## What is expected
All of the data should be repeated exactly; pictures are not part of the copy.

## Material
•••••

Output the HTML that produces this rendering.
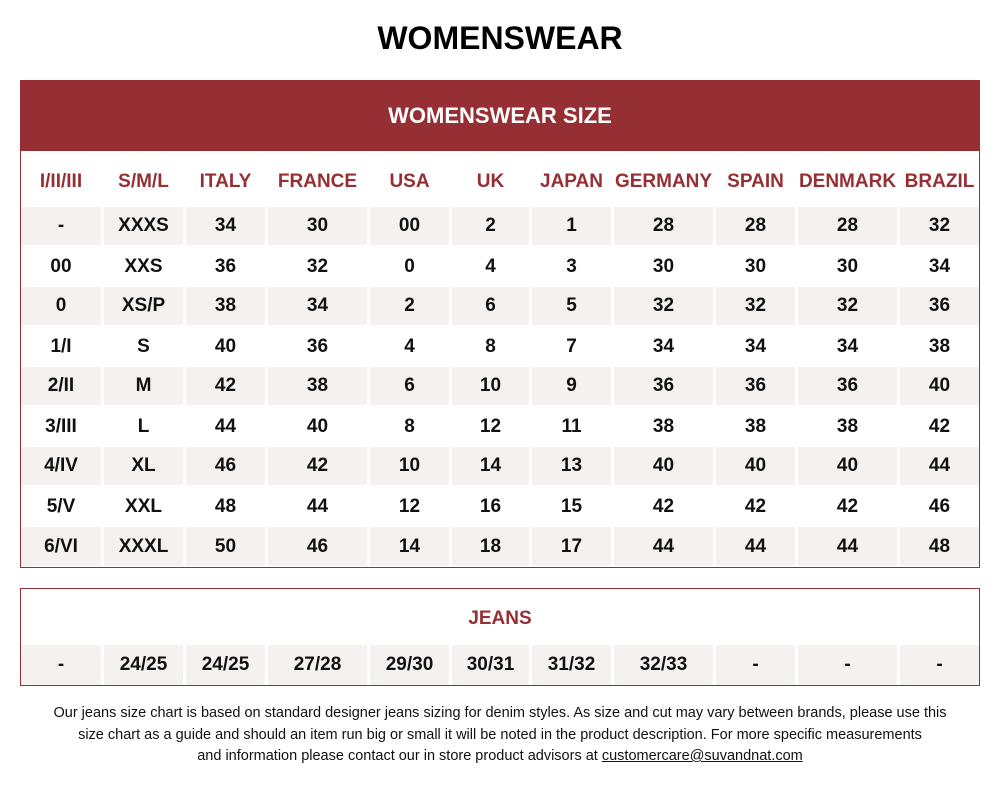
<!DOCTYPE html>
<html><head><meta charset="utf-8"><style>
body{margin:0;width:1000px;height:788px;background:#fff;font-family:"Liberation Sans",sans-serif;position:relative;overflow:hidden}
.a{position:absolute}
.title{left:0;width:1000px;top:20px;text-align:center;font-size:32px;font-weight:bold;color:#000}
.box{border:1px solid #962f33;box-sizing:border-box}
.c{position:absolute;display:flex;align-items:center;justify-content:center;font-weight:bold;font-size:19px;color:#111;white-space:nowrap}
.h{color:#962f33;font-size:19px}
.foot{left:0;width:1000px;top:703px;text-align:center;font-size:14.5px;line-height:21.5px;color:#111}
</style></head><body>
<div class="a title">WOMENSWEAR</div>
<div class="a box" style="left:20px;top:80px;width:960px;height:488px"></div>
<div class="a" style="left:20px;top:80px;width:960px;height:71px;background:#962f33;color:#fff;font-weight:bold;font-size:22px;display:flex;align-items:center;justify-content:center">WOMENSWEAR SIZE</div>
<div class="a box" style="left:20px;top:588px;width:960px;height:98px"></div>
<div class="a" style="left:20px;top:608px;width:960px;text-align:center;font-weight:bold;font-size:19px;color:#962f33">JEANS</div>
<div class="a foot">Our jeans size chart is based on standard designer jeans sizing for denim styles. As size and cut may vary between brands, please use this<br>size chart as a guide and should an item run big or small it will be noted in the product description. For more specific measurements<br>and information please contact our in store product advisors at <span style="text-decoration:underline">customercare@suvandnat.com</span></div>
<div id="cells"></div>
<script>
const headers=["I/II/III","S/M/L","ITALY","FRANCE","USA","UK","JAPAN","GERMANY","SPAIN","DENMARK","BRAZIL"];
const rows=[
["-","XXXS","34","30","00","2","1","28","28","28","32"],
["00","XXS","36","32","0","4","3","30","30","30","34"],
["0","XS/P","38","34","2","6","5","32","32","32","36"],
["1/I","S","40","36","4","8","7","34","34","34","38"],
["2/II","M","42","38","6","10","9","36","36","36","40"],
["3/III","L","44","40","8","12","11","38","38","38","42"],
["4/IV","XL","46","42","10","14","13","40","40","40","44"],
["5/V","XXL","48","44","12","16","15","42","42","42","46"],
["6/VI","XXXL","50","46","14","18","17","44","44","44","48"]];
const jeans=["-","24/25","24/25","27/28","29/30","30/31","31/32","32/33","-","-","-"];
const edges=[21,104,186,268,370,452,532,614,716,798,900,979];
const host=document.getElementById('cells');
function cell(txt,i,y,h,bg,cls){
  const d=document.createElement('div');
  
  
  d.className='c '+(cls||'');
  d.style.left=edges[i]+'px';d.style.width=(edges[i+1]-edges[i]-(i<10?3:0))+'px';
  d.style.top=y+'px';d.style.height=h+'px';
  if(bg)d.style.background=bg;
  d.textContent=txt;host.appendChild(d);
}
headers.forEach((t,i)=>cell(t,i,154,55,null,'h'));
rows.forEach((r,ri)=>r.forEach((t,i)=>cell(t,i,207+ri*40,ri==8?39:(ri%2==0?38:40),ri%2==0?'#f6f1f1':null)));
jeans.forEach((t,i)=>cell(t,i,645,40,'#f6f1f1'));
</script>
</body></html>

•••••

## Complete response
Output the HTML that produces this rendering.
<!DOCTYPE html>
<html><head><meta charset="utf-8"><style>
body{margin:0;width:1000px;height:788px;background:#fff;font-family:"Liberation Sans",sans-serif;position:relative;overflow:hidden}
.a{position:absolute}
.title{left:0;width:1000px;top:20px;text-align:center;font-size:32px;font-weight:bold;color:#000}
.box{border:1px solid #962f33;box-sizing:border-box}
.c{position:absolute;display:flex;align-items:center;justify-content:center;font-weight:bold;font-size:19px;color:#111;white-space:nowrap}
.h{color:#962f33;font-size:19px}
.foot{left:0;width:1000px;top:703px;text-align:center;font-size:14.5px;line-height:21.5px;color:#111}
</style></head><body>
<div class="a title">WOMENSWEAR</div>
<div class="a box" style="left:20px;top:80px;width:960px;height:488px"></div>
<div class="a" style="left:20px;top:80px;width:960px;height:71px;background:#962f33;color:#fff;font-weight:bold;font-size:22px;display:flex;align-items:center;justify-content:center">WOMENSWEAR SIZE</div>
<div class="a box" style="left:20px;top:588px;width:960px;height:98px"></div>
<div class="a" style="left:20px;top:608px;width:960px;text-align:center;font-weight:bold;font-size:19px;color:#962f33">JEANS</div>
<div class="a foot">Our jeans size chart is based on standard designer jeans sizing for denim styles. As size and cut may vary between brands, please use this<br>size chart as a guide and should an item run big or small it will be noted in the product description. For more specific measurements<br>and information please contact our in store product advisors at <span style="text-decoration:underline">customercare@suvandnat.com</span></div>
<div id="cells"></div>
<script>
const headers=["I/II/III","S/M/L","ITALY","FRANCE","USA","UK","JAPAN","GERMANY","SPAIN","DENMARK","BRAZIL"];
const rows=[
["-","XXXS","34","30","00","2","1","28","28","28","32"],
["00","XXS","36","32","0","4","3","30","30","30","34"],
["0","XS/P","38","34","2","6","5","32","32","32","36"],
["1/I","S","40","36","4","8","7","34","34","34","38"],
["2/II","M","42","38","6","10","9","36","36","36","40"],
["3/III","L","44","40","8","12","11","38","38","38","42"],
["4/IV","XL","46","42","10","14","13","40","40","40","44"],
["5/V","XXL","48","44","12","16","15","42","42","42","46"],
["6/VI","XXXL","50","46","14","18","17","44","44","44","48"]];
const jeans=["-","24/25","24/25","27/28","29/30","30/31","31/32","32/33","-","-","-"];
const edges=[21,104,186,268,370,452,532,614,716,798,900,979];
const host=document.getElementById('cells');
function cell(txt,i,y,h,bg,cls){
  const d=document.createElement('div');
  
  
  d.className='c '+(cls||'');
  d.style.left=edges[i]+'px';d.style.width=(edges[i+1]-edges[i]-(i<10?3:0))+'px';
  d.style.top=y+'px';d.style.height=h+'px';
  if(bg)d.style.background=bg;
  d.textContent=txt;host.appendChild(d);
}
headers.forEach((t,i)=>cell(t,i,154,55,null,'h'));
rows.forEach((r,ri)=>r.forEach((t,i)=>cell(t,i,207+ri*40,ri==8?39:(ri%2==0?38:40),ri%2==0?'#f6f1f1':null)));
jeans.forEach((t,i)=>cell(t,i,645,40,'#f6f1f1'));
</script>
</body></html>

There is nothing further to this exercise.